*** RECORDS SUPPLIED ***
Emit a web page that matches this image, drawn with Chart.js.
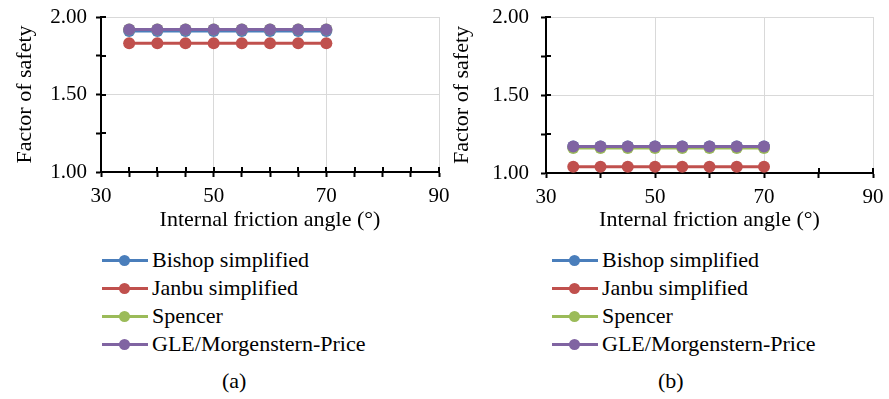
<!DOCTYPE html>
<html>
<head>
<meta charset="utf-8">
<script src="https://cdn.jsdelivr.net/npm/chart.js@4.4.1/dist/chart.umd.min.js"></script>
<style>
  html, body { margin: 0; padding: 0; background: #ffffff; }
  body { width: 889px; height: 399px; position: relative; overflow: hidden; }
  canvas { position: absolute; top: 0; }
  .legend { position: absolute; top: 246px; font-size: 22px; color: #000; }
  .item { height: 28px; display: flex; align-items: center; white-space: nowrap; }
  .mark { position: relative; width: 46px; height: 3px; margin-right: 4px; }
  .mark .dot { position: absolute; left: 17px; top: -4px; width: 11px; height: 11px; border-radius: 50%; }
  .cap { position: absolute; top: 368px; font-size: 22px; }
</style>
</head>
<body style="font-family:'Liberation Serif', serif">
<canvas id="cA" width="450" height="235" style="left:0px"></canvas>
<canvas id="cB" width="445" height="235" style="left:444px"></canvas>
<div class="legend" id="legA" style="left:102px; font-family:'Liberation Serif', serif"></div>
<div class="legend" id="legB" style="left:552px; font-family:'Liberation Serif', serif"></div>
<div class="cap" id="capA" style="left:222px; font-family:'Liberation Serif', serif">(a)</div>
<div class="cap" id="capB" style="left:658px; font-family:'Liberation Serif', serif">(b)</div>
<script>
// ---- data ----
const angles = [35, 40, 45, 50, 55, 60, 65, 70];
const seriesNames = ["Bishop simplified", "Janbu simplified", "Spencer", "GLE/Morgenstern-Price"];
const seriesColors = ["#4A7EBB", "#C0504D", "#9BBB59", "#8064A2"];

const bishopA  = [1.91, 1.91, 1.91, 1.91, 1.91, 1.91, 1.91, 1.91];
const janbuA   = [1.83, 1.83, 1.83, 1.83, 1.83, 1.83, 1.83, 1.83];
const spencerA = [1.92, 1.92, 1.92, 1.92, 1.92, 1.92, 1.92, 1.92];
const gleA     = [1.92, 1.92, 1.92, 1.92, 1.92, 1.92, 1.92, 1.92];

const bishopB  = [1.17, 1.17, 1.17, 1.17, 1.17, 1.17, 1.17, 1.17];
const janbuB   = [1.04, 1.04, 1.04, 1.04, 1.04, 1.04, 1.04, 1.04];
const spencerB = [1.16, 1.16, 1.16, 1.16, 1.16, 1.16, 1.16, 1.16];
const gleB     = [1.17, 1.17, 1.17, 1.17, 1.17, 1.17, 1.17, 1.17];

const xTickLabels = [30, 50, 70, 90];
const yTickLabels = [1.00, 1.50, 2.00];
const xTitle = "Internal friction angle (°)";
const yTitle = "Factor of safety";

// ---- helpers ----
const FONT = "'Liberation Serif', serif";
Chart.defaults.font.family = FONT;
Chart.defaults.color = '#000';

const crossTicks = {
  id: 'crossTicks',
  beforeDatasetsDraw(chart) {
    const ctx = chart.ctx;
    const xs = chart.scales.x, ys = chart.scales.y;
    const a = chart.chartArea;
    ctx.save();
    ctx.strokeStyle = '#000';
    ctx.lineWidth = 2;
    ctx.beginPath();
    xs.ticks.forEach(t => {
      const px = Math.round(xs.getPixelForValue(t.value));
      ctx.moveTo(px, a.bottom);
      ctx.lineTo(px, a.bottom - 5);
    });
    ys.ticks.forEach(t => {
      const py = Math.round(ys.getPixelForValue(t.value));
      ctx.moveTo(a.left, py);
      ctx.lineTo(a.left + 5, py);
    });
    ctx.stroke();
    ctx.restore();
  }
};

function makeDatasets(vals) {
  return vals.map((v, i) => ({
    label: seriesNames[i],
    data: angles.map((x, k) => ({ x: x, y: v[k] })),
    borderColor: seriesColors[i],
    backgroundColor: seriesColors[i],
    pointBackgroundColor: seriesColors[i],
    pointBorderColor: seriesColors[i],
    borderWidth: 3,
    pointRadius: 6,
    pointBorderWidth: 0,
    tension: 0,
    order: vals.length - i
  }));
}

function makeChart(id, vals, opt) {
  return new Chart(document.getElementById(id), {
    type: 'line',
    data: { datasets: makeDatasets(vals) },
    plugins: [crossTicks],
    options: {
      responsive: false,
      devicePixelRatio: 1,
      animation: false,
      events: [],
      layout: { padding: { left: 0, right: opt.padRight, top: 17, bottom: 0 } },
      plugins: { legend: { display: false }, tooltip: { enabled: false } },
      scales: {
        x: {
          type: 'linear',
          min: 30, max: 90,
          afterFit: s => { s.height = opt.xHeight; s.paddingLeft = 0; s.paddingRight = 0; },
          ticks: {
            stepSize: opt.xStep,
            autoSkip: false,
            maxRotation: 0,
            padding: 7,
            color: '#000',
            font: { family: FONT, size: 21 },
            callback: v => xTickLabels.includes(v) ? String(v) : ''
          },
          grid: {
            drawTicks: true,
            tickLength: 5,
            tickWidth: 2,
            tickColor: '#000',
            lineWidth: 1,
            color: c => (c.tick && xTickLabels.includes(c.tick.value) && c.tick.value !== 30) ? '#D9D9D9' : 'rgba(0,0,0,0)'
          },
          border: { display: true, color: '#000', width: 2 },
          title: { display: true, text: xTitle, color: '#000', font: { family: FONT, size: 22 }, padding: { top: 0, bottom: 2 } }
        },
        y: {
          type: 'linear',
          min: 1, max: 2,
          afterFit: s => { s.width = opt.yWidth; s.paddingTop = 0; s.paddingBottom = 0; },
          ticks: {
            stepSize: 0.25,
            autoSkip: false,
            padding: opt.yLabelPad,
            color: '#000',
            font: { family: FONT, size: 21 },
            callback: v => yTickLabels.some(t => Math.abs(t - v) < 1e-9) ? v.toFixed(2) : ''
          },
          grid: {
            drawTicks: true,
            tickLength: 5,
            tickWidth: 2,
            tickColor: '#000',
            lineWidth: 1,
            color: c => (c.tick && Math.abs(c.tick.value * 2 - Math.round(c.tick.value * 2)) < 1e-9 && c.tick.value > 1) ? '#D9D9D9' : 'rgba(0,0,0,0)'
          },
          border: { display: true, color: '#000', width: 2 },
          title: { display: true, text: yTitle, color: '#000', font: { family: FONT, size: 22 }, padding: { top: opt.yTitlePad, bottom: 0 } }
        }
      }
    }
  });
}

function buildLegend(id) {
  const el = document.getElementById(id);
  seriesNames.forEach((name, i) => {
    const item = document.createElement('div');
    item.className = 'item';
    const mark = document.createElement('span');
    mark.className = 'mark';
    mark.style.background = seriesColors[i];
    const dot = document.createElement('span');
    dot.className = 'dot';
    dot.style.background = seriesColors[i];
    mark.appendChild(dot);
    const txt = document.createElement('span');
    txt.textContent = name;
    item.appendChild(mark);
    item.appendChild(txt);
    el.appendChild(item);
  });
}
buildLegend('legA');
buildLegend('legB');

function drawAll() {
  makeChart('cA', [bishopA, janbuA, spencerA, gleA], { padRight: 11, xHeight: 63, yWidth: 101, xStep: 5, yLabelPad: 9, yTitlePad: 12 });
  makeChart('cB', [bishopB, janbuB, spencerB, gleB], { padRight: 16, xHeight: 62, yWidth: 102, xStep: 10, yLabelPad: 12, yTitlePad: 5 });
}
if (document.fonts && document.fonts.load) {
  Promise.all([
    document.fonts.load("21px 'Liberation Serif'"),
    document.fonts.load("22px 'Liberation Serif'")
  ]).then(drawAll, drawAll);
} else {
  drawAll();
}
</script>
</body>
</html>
***
*** RECORDS SUPPLIED ***
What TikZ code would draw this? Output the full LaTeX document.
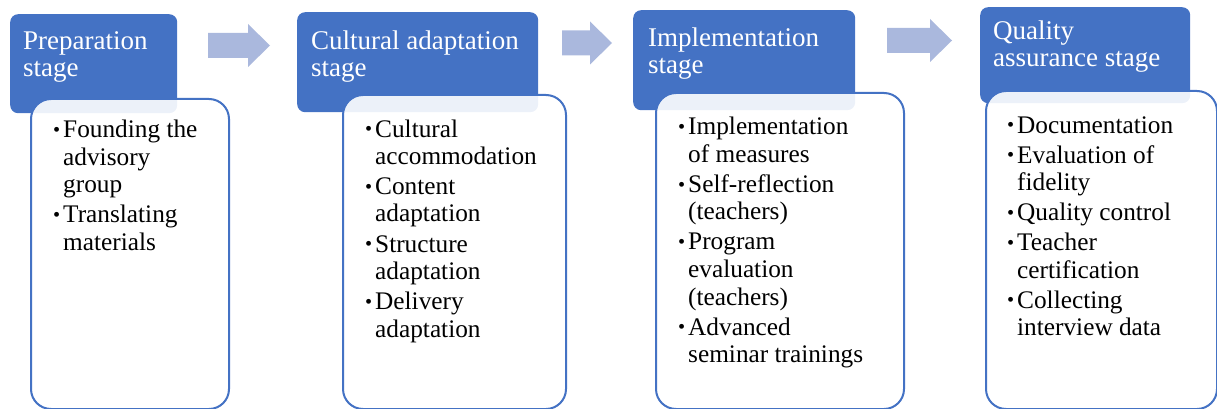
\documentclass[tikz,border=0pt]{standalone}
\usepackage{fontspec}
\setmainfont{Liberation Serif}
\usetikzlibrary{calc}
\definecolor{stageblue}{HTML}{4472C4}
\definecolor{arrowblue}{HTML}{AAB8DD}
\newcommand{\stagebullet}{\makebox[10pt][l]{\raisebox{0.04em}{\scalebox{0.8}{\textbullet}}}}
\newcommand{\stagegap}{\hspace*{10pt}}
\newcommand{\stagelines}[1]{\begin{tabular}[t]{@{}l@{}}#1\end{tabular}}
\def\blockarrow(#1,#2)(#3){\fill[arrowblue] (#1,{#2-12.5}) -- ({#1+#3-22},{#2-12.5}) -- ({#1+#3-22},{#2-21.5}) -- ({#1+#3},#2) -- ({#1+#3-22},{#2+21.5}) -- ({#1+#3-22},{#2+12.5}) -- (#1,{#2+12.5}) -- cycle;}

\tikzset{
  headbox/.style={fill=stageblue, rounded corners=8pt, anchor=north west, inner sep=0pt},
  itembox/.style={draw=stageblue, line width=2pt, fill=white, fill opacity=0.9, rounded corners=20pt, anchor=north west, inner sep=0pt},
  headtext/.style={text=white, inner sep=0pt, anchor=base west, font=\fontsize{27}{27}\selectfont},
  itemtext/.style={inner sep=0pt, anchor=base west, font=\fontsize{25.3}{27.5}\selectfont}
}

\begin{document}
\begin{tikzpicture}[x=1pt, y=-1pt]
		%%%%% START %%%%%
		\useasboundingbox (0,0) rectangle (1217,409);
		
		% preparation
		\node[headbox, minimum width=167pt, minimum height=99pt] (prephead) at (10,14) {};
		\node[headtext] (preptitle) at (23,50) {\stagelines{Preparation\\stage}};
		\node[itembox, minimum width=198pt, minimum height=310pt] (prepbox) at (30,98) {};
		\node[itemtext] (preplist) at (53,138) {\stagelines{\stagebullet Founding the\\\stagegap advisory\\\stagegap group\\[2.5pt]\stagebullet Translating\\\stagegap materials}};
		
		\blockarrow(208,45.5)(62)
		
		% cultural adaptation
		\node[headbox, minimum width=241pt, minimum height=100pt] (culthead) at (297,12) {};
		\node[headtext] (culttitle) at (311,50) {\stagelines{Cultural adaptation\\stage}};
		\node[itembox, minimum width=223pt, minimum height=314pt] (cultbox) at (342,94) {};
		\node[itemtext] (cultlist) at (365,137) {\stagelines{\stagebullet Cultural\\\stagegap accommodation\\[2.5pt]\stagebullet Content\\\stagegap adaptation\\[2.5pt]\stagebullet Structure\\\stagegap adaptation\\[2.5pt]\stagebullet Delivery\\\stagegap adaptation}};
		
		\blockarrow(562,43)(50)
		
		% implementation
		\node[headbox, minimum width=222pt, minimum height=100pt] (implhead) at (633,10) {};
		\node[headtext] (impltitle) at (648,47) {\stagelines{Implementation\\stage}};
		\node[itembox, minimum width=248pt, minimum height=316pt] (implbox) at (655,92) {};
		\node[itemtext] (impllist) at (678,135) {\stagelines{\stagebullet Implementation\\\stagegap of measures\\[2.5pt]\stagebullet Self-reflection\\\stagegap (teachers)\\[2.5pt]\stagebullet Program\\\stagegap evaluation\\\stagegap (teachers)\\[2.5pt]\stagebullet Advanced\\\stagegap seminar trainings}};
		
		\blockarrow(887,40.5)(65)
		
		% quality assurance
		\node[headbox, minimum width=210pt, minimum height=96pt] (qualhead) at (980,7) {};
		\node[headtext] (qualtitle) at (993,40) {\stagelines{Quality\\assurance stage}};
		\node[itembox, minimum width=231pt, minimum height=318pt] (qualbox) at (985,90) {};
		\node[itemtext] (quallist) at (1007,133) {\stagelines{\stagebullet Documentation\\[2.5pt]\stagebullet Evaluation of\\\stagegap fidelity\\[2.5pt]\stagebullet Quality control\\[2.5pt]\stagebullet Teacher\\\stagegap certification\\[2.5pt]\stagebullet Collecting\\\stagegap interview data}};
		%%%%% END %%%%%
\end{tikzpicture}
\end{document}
***
#### TASK REQUIREMENTS
From the listing above, copy all lines holding the word "this".

#### PROBLEM SOLUTION
Emit a web page that matches this image, drawn with Chart.js.
What TikZ code would draw this? Output the full LaTeX document.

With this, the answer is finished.